[Direction]:
Write the material out again in full, word for word. Do not include the pictures.

[Data]:
┏━━
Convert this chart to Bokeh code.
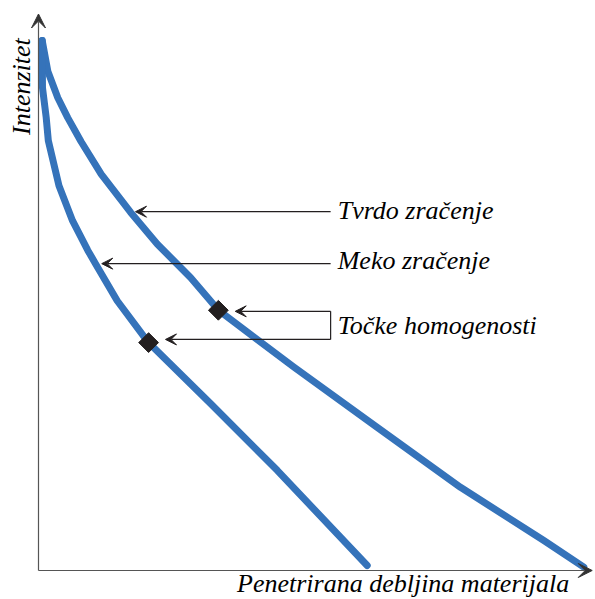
import math
from bokeh.plotting import figure
from bokeh.models import Range1d, Arrow, VeeHead, Label
from bokeh.embed import file_html
from bokeh.resources import INLINE

# --- data (thickness x, intensity y; arbitrary units) ---
hard_x = [0.68, 1.71, 3.54, 5.38, 7.83, 11.50, 16.88, 21.78, 27.89, 33.03, 46.84, 62.15, 77.43, 92.72, 100.06]
hard_y = [100.0, 94.2, 89.2, 85.4, 80.9, 74.8, 67.6, 61.6, 55.3, 49.1, 38.4, 27.0, 15.7, 5.66, 0.62]
soft_x = [0.68, 0.73, 1.41, 1.80, 3.76, 6.24, 9.05, 10.46, 14.44, 20.18, 31.56, 43.80, 60.31]
soft_y = [100.0, 91.1, 85.5, 81.1, 72.6, 66.0, 60.4, 57.9, 50.9, 43.0, 31.5, 18.9, 0.94]
homog_x = [33.0, 20.2]
homog_y = [49.1, 43.0]

labels = ["Tvrdo zračenje", "Meko zračenje", "Točke homogenosti"]
label_y = [67.9, 58.5, 46.2]
x_title = "Penetrirana debljina materijala"
y_title = "Intenzitet"

BLUE = "#3573BA"
DARK = "#231F20"
FONT = "Liberation Serif"

p = figure(width=595, height=599, output_backend="svg", toolbar_location=None,
           x_range=Range1d(-6.972, 102.2), y_range=Range1d(-5.472, 107.55),
           min_border=0, min_border_left=0, min_border_right=0,
           min_border_top=0, min_border_bottom=0)
p.axis.visible = False
p.grid.visible = False
p.outline_line_color = None
p.background_fill_color = "white"
p.border_fill_color = "white"

# axes with arrows
p.add_layout(Arrow(end=VeeHead(size=14, fill_color="#333333", line_color="#333333", line_width=1),
                   x_start=0, y_start=0, x_end=0, y_end=105.0,
                   line_color="#555555", line_width=1.2))
p.add_layout(Arrow(end=VeeHead(size=14, fill_color="#333333", line_color="#333333", line_width=1),
                   x_start=0, y_start=0, x_end=101.6, y_end=0,
                   line_color="#555555", line_width=1.2))

# curves
p.line(hard_x, hard_y, line_color=BLUE, line_width=7, line_join="round", line_cap="round")
p.line(soft_x, soft_y, line_color=BLUE, line_width=7, line_join="round", line_cap="round")

# homogeneity points
p.scatter(homog_x, homog_y, marker="square", size=14, angle=math.pi / 4,
          fill_color=DARK, line_color=DARK)

# annotation arrows
def ann_arrow(xs, xe, y):
    p.add_layout(Arrow(end=VeeHead(size=11, fill_color=DARK, line_color=DARK, line_width=1),
                       x_start=xs, y_start=y, x_end=xe, y_end=y,
                       line_color=DARK, line_width=1.2))

ann_arrow(53.6, 17.8, 67.7)
ann_arrow(53.6, 11.6, 57.9)
ann_arrow(53.6, 36.1, 48.9)
ann_arrow(53.6, 23.3, 43.6)
p.line([53.6, 53.6], [48.9, 43.6], line_color=DARK, line_width=1.2)

# texts
for t, yy in zip(labels, label_y):
    p.add_layout(Label(x=54.9, y=yy, text=t, text_font=FONT, text_font_style="italic",
                       text_font_size="26px", text_baseline="middle", text_align="left",
                       text_color="black"))

p.add_layout(Label(x=66.9, y=-5.2, text=x_title, text_font=FONT, text_font_style="italic",
                   text_font_size="26px", text_baseline="bottom", text_align="center",
                   text_color="black"))
p.add_layout(Label(x=-3.12, y=91.3, text=y_title, text_font=FONT, text_font_style="italic",
                   text_font_size="26px", text_baseline="middle", text_align="center",
                   angle=math.pi / 2, text_color="black"))

open("out.html", "w").write(file_html(p, INLINE))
┗━━
[Result]:
Convert this chart to Bokeh code.
import math
from bokeh.plotting import figure
from bokeh.models import Range1d, Arrow, VeeHead, Label
from bokeh.embed import file_html
from bokeh.resources import INLINE

# --- data (thickness x, intensity y; arbitrary units) ---
hard_x = [0.68, 1.71, 3.54, 5.38, 7.83, 11.50, 16.88, 21.78, 27.89, 33.03, 46.84, 62.15, 77.43, 92.72, 100.06]
hard_y = [100.0, 94.2, 89.2, 85.4, 80.9, 74.8, 67.6, 61.6, 55.3, 49.1, 38.4, 27.0, 15.7, 5.66, 0.62]
soft_x = [0.68, 0.73, 1.41, 1.80, 3.76, 6.24, 9.05, 10.46, 14.44, 20.18, 31.56, 43.80, 60.31]
soft_y = [100.0, 91.1, 85.5, 81.1, 72.6, 66.0, 60.4, 57.9, 50.9, 43.0, 31.5, 18.9, 0.94]
homog_x = [33.0, 20.2]
homog_y = [49.1, 43.0]

labels = ["Tvrdo zračenje", "Meko zračenje", "Točke homogenosti"]
label_y = [67.9, 58.5, 46.2]
x_title = "Penetrirana debljina materijala"
y_title = "Intenzitet"

BLUE = "#3573BA"
DARK = "#231F20"
FONT = "Liberation Serif"

p = figure(width=595, height=599, output_backend="svg", toolbar_location=None,
           x_range=Range1d(-6.972, 102.2), y_range=Range1d(-5.472, 107.55),
           min_border=0, min_border_left=0, min_border_right=0,
           min_border_top=0, min_border_bottom=0)
p.axis.visible = False
p.grid.visible = False
p.outline_line_color = None
p.background_fill_color = "white"
p.border_fill_color = "white"

# axes with arrows
p.add_layout(Arrow(end=VeeHead(size=14, fill_color="#333333", line_color="#333333", line_width=1),
                   x_start=0, y_start=0, x_end=0, y_end=105.0,
                   line_color="#555555", line_width=1.2))
p.add_layout(Arrow(end=VeeHead(size=14, fill_color="#333333", line_color="#333333", line_width=1),
                   x_start=0, y_start=0, x_end=101.6, y_end=0,
                   line_color="#555555", line_width=1.2))

# curves
p.line(hard_x, hard_y, line_color=BLUE, line_width=7, line_join="round", line_cap="round")
p.line(soft_x, soft_y, line_color=BLUE, line_width=7, line_join="round", line_cap="round")

# homogeneity points
p.scatter(homog_x, homog_y, marker="square", size=14, angle=math.pi / 4,
          fill_color=DARK, line_color=DARK)

# annotation arrows
def ann_arrow(xs, xe, y):
    p.add_layout(Arrow(end=VeeHead(size=11, fill_color=DARK, line_color=DARK, line_width=1),
                       x_start=xs, y_start=y, x_end=xe, y_end=y,
                       line_color=DARK, line_width=1.2))

ann_arrow(53.6, 17.8, 67.7)
ann_arrow(53.6, 11.6, 57.9)
ann_arrow(53.6, 36.1, 48.9)
ann_arrow(53.6, 23.3, 43.6)
p.line([53.6, 53.6], [48.9, 43.6], line_color=DARK, line_width=1.2)

# texts
for t, yy in zip(labels, label_y):
    p.add_layout(Label(x=54.9, y=yy, text=t, text_font=FONT, text_font_style="italic",
                       text_font_size="26px", text_baseline="middle", text_align="left",
                       text_color="black"))

p.add_layout(Label(x=66.9, y=-5.2, text=x_title, text_font=FONT, text_font_style="italic",
                   text_font_size="26px", text_baseline="bottom", text_align="center",
                   text_color="black"))
p.add_layout(Label(x=-3.12, y=91.3, text=y_title, text_font=FONT, text_font_style="italic",
                   text_font_size="26px", text_baseline="middle", text_align="center",
                   angle=math.pi / 2, text_color="black"))

open("out.html", "w").write(file_html(p, INLINE))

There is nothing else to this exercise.